[Data segment]
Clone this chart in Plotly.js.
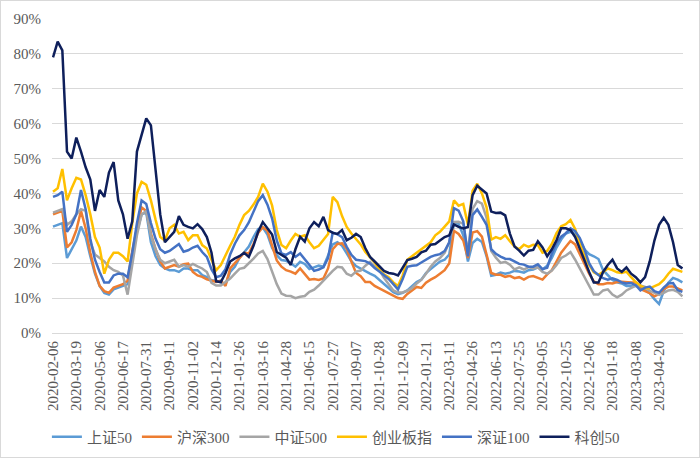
<!DOCTYPE html>
<html><head><meta charset="utf-8">
<script src="https://cdn.plot.ly/plotly-3.0.1.min.js"></script>
<style>
html,body{margin:0;padding:0;background:#fff;}
#wrap{position:relative;width:700px;height:458px;}
#chart{width:700px;height:458px;}
#frame{position:absolute;left:0;top:0;width:700px;height:458px;box-sizing:border-box;border:1px solid #D9D9D9;pointer-events:none;}
</style>
</head><body>
<div id="wrap"><div id="chart"></div><div id="frame"></div></div>
<script>
// Tick labels (every 30 trading days)
const tickLabels = ['2020-02-06','2020-03-19','2020-05-06','2020-06-17','2020-07-31','2020-09-11','2020-11-02','2020-12-14','2021-01-26','2021-03-16','2021-04-28','2021-06-15','2021-07-27','2021-09-07','2021-10-28','2021-12-09','2022-01-21','2022-03-11','2022-04-26','2022-06-13','2022-07-25','2022-09-05','2022-10-25','2022-12-06','2023-01-18','2023-03-08','2023-04-20'];
const TICK_STEP = 30;   // trading days between labels
const SAMPLE_STEP = 6;  // trading days between samples

const seriesNames = ['上证50','沪深300','中证500','创业板指','深证100','科创50'];

// Volatility (%) sampled every 6 trading days
const sz50 = [30.5,31,31.5,21.5,24,26.5,30.5,27.5,22,17,
13.5,11.5,11,12.5,13,13.5,14,21.5,29,34,
34.5,26,22,19.5,18.5,18,18,17.5,18.5,18.5,
18,18,16.6,16,15.1,15,14.6,14,17.5,19,
21.5,23.2,24.8,27.5,29.8,30.2,28.2,24.4,22.3,20.9,
20.7,20,19,20.4,19.8,18.3,18.8,19.3,19,22.4,
25.4,26,25,22.8,20.6,19.2,18.4,17.7,17,16.4,
15.3,14,12.9,11.7,11.1,11.5,12.2,13.4,14.6,15.3,
17.2,18.3,19.5,20.5,21,22.5,31.6,31.3,28,20.5,
25.8,27,26.1,22,16.4,16.7,17.3,17,17.3,17.8,
17.6,17.3,18,18.2,18.8,18.2,19.3,21.5,24.5,26.8,
28.5,29,28.4,26.5,24,22.6,22,21.2,18,16.5,
15.2,14.5,14.2,13.5,13.5,13.5,13.2,12.2,11.4,9.7,
8.3,12,14.4,15.8,15.3,14.5];

const hs300 = [34,34.5,35,24.5,26,29.5,35,30,23,17.5,
13.5,12,11.5,13,13.5,14,15,23.5,30,36,
35,28.5,24,20.5,18.5,19,19.5,19,19.7,19.9,
17.5,16.5,16.1,15.4,15.1,14.6,15,13.5,18.5,19.9,
21.5,23,22.8,25.5,28.7,30.3,29.3,25.3,20.8,19,
18,17.6,17,18.5,17,15.3,15.5,15.2,15.6,18.5,
24,25.5,25.7,24.2,20.5,17.2,16.3,14.6,14.6,13.5,
12.8,12.1,11.5,10.8,10,9.8,11.2,12.2,13.2,12.9,
14.4,15.3,16,17,18,20,29.3,28.4,26.5,21.5,
28.8,29.2,27.6,22.5,17.2,16.7,16.7,16.1,16.4,15.7,
16,15.3,16.1,16.3,15.7,15.3,16.8,18,20.5,23,
24.7,26.4,25.4,22.7,20,17,14.8,14,14,14.3,
14.2,14.6,14.7,14.5,14.5,14.5,12.6,12,11.4,10.5,
11.2,12.6,13.3,13.3,12.8,12.2];

const zz500 = [34.5,35,35.5,31,32,34,35.5,35,26,22.5,
21.5,20.5,19,18,17.5,16.5,11,19,28,34,
35,28,24,21,20,20.5,21,19,19.5,19,
19.8,19.1,18.5,17.5,14.4,13.6,13.6,14.6,15.6,17,
18.4,18.7,19.9,21.3,22.8,23.5,21.2,17.8,14,11.3,
10.7,10.6,10,10.4,10.6,11.8,12.4,13.6,15.1,16.5,
17.8,19,18.8,17,16.4,17.6,17.9,19.3,20.4,19.1,
18.1,15.8,13.9,12.2,11.6,11.6,12.1,12.9,14.2,15.2,
17,19,20.5,21.5,23,26,31.8,31.9,31.3,23,
35.6,37.8,37.1,33,23.5,21.6,20.1,20.4,19.6,18.2,
18.8,18.2,18.9,18.5,18.8,17.5,17,17.9,19.5,21.5,
22.2,23.2,21,18.4,16,13.5,11,11,12.2,12.5,
11,10.2,11,12.2,13,13.6,13.6,13.2,12.1,11.4,
10.9,11.5,12.2,12.4,11.8,10.5];

const cybz = [40.5,41.5,47,38,41.5,44.5,44,39.5,34,27.5,
24.5,17,21,23,23,22,20.5,31.5,40,43.3,
42.5,38,32.5,27.5,26.5,30,31,28.5,29,26.6,
28,28,25.2,24.2,21,18,19.5,22.5,25,27.6,
31,33.8,35,36.8,39,42.8,40.5,36.5,29.5,25.2,
24.3,26.5,28.4,27.6,28,26,24.3,25,26.6,28.4,
39,37.5,33.5,30.4,28.5,26.8,25.4,23.2,21.8,20.2,
18.2,16.8,16,14.5,13.5,16.5,21,22,22.8,24,
25,26,28,29,30.5,32,38,36.5,37,31,
40.8,42.8,40,36,26.8,27.5,27,28,26.3,24.8,
24,25.3,24.7,25.3,25.2,23,23.5,25.5,28.6,30.6,
31.2,32.4,29.8,25.5,22.2,19.5,17.4,16.7,17.5,18.5,
18,17.4,17.2,17.6,16,14.6,13.6,12.8,12.8,13.3,
14,15.2,17,18.4,18,17.5];

const sz100 = [39,39.5,40.5,29,31,34,41,35.5,27,21,
17.5,14.5,14.5,16.5,17,17,16,23,31.5,38,
37,31.5,27,24,23,23.5,24.5,25.5,23.3,23.7,
24.5,25,23.2,21.8,18.2,16,16.4,18.3,22.5,25.6,
28,29.5,31.7,34.8,37.8,39.5,36.8,32.8,26.5,22.8,
22.4,23.2,21.8,22.8,21.2,19.5,17.8,18.2,18.8,21.5,
28.8,28.3,27.5,24.7,22.4,21,20.9,20.6,19.9,18.6,
17.6,16.5,15.5,14,12.5,15.5,19,19.3,19.4,20.2,
21,21.8,22.3,22.6,23.5,26,35.8,35.1,32,22,
33.8,35.4,33.3,31,24,22.7,21.9,21.3,21.2,20.5,
19.8,19.6,19,19,19.7,18.3,18.7,22.8,25.7,27.6,
28.6,30,29.2,27.2,24,20,17.7,16.6,15.7,15.3,
15.7,15.2,14.5,14.2,14.3,13.7,12.2,13,13.3,12,
11.5,13,14.2,14.3,12.3,11.8];

const kc50 = [79,83.5,81,52,50,56,52,47.5,44,35,
41,39,46,49,38,34,27,32,52,57,
61.5,59.5,47.5,34,26,27.5,29,33.5,31,30.4,
30,31.2,29.8,27.5,23,14.8,14.6,17.2,20.5,21.4,
22,23,21.8,25,29,31.8,30.1,28.2,23.2,22.5,
21.6,19.5,24,27.6,26.2,30,31.8,30.6,33.3,29.5,
28.7,28.4,29.5,26.6,27.3,28.4,27.5,24.3,21.8,20.5,
19.2,17.8,17.2,17,16.5,18.8,20.9,21.3,21.8,23.1,
23.6,25.3,25.5,26.5,27.5,28,31.1,30.4,30,30.4,
39.5,42.2,41,40,34.8,34.4,34.5,33.7,28.5,24.8,
23.6,22.2,23.6,23.8,26.3,24.5,22,24,26.6,30,
30,29.5,27.5,24,21,17.5,14.5,14.5,17.5,19.5,
21,18.5,17.5,18.8,17,16,14.5,16,20.5,26.5,
31,33,31,26,19.5,18.5];

const seriesValues = [sz50, hs300, zz500, cybz, sz100, kc50];
const seriesColors = ['#5B9BD5','#ED7D31','#A5A5A5','#FFC000','#4472C4','#0E1F5B'];

const traces = seriesValues.map((vals, s) => ({
  type: 'scatter',
  mode: 'lines',
  name: seriesNames[s],
  x: vals.map((_, i) => i * SAMPLE_STEP),
  y: vals,
  line: {color: seriesColors[s], width: 2.5}
}));

const FONT = "'Liberation Serif','Noto Sans CJK SC',serif";
const layout = {
  width: 700, height: 458,
  margin: {l: 52, r: 17, t: 19, b: 125},
  paper_bgcolor: '#ffffff', plot_bgcolor: '#ffffff',
  font: {family: FONT, size: 15, color: '#595959'},
  xaxis: {
    range: [-1.3, 810.8],
    tickmode: 'array',
    tickvals: tickLabels.map((_, i) => i * TICK_STEP),
    ticktext: tickLabels,
    tickangle: -90,
    showgrid: false, zeroline: false, showline: false, ticks: '',
    ticklabelstandoff: 4,
    tickfont: {family: FONT, size: 15, color: '#595959'}
  },
  yaxis: {
    range: [0, 90], tick0: 0, dtick: 10, ticksuffix: '%',
    gridcolor: '#D9D9D9', gridwidth: 1,
    zeroline: true, zerolinecolor: '#D9D9D9', zerolinewidth: 1,
    showline: false, ticks: '',
    ticklabelstandoff: 10,
    tickfont: {family: FONT, size: 15, color: '#595959'}
  },
  showlegend: true,
  legend: {
    orientation: 'h', xref: 'container', yref: 'container',
    x: 0.067, y: 0.046, xanchor: 'left', yanchor: 'middle',
    font: {family: FONT, size: 15, color: '#595959'},
    bgcolor: 'rgba(0,0,0,0)'
  }
};

Plotly.newPlot('chart', traces, layout, {staticPlot: true, displayModeBar: false});
</script>
</body></html>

[Given problem] Return the material line for line, from its beginning to the line that contains "8.3,12,14.4,15.8,15.3,14.5];", with the pictures left out.

[Answer to this problem]
Clone this chart in Plotly.js.
<!DOCTYPE html>
<html><head><meta charset="utf-8">
<script src="https://cdn.plot.ly/plotly-3.0.1.min.js"></script>
<style>
html,body{margin:0;padding:0;background:#fff;}
#wrap{position:relative;width:700px;height:458px;}
#chart{width:700px;height:458px;}
#frame{position:absolute;left:0;top:0;width:700px;height:458px;box-sizing:border-box;border:1px solid #D9D9D9;pointer-events:none;}
</style>
</head><body>
<div id="wrap"><div id="chart"></div><div id="frame"></div></div>
<script>
// Tick labels (every 30 trading days)
const tickLabels = ['2020-02-06','2020-03-19','2020-05-06','2020-06-17','2020-07-31','2020-09-11','2020-11-02','2020-12-14','2021-01-26','2021-03-16','2021-04-28','2021-06-15','2021-07-27','2021-09-07','2021-10-28','2021-12-09','2022-01-21','2022-03-11','2022-04-26','2022-06-13','2022-07-25','2022-09-05','2022-10-25','2022-12-06','2023-01-18','2023-03-08','2023-04-20'];
const TICK_STEP = 30;   // trading days between labels
const SAMPLE_STEP = 6;  // trading days between samples

const seriesNames = ['上证50','沪深300','中证500','创业板指','深证100','科创50'];

// Volatility (%) sampled every 6 trading days
const sz50 = [30.5,31,31.5,21.5,24,26.5,30.5,27.5,22,17,
13.5,11.5,11,12.5,13,13.5,14,21.5,29,34,
34.5,26,22,19.5,18.5,18,18,17.5,18.5,18.5,
18,18,16.6,16,15.1,15,14.6,14,17.5,19,
21.5,23.2,24.8,27.5,29.8,30.2,28.2,24.4,22.3,20.9,
20.7,20,19,20.4,19.8,18.3,18.8,19.3,19,22.4,
25.4,26,25,22.8,20.6,19.2,18.4,17.7,17,16.4,
15.3,14,12.9,11.7,11.1,11.5,12.2,13.4,14.6,15.3,
17.2,18.3,19.5,20.5,21,22.5,31.6,31.3,28,20.5,
25.8,27,26.1,22,16.4,16.7,17.3,17,17.3,17.8,
17.6,17.3,18,18.2,18.8,18.2,19.3,21.5,24.5,26.8,
28.5,29,28.4,26.5,24,22.6,22,21.2,18,16.5,
15.2,14.5,14.2,13.5,13.5,13.5,13.2,12.2,11.4,9.7,
8.3,12,14.4,15.8,15.3,14.5];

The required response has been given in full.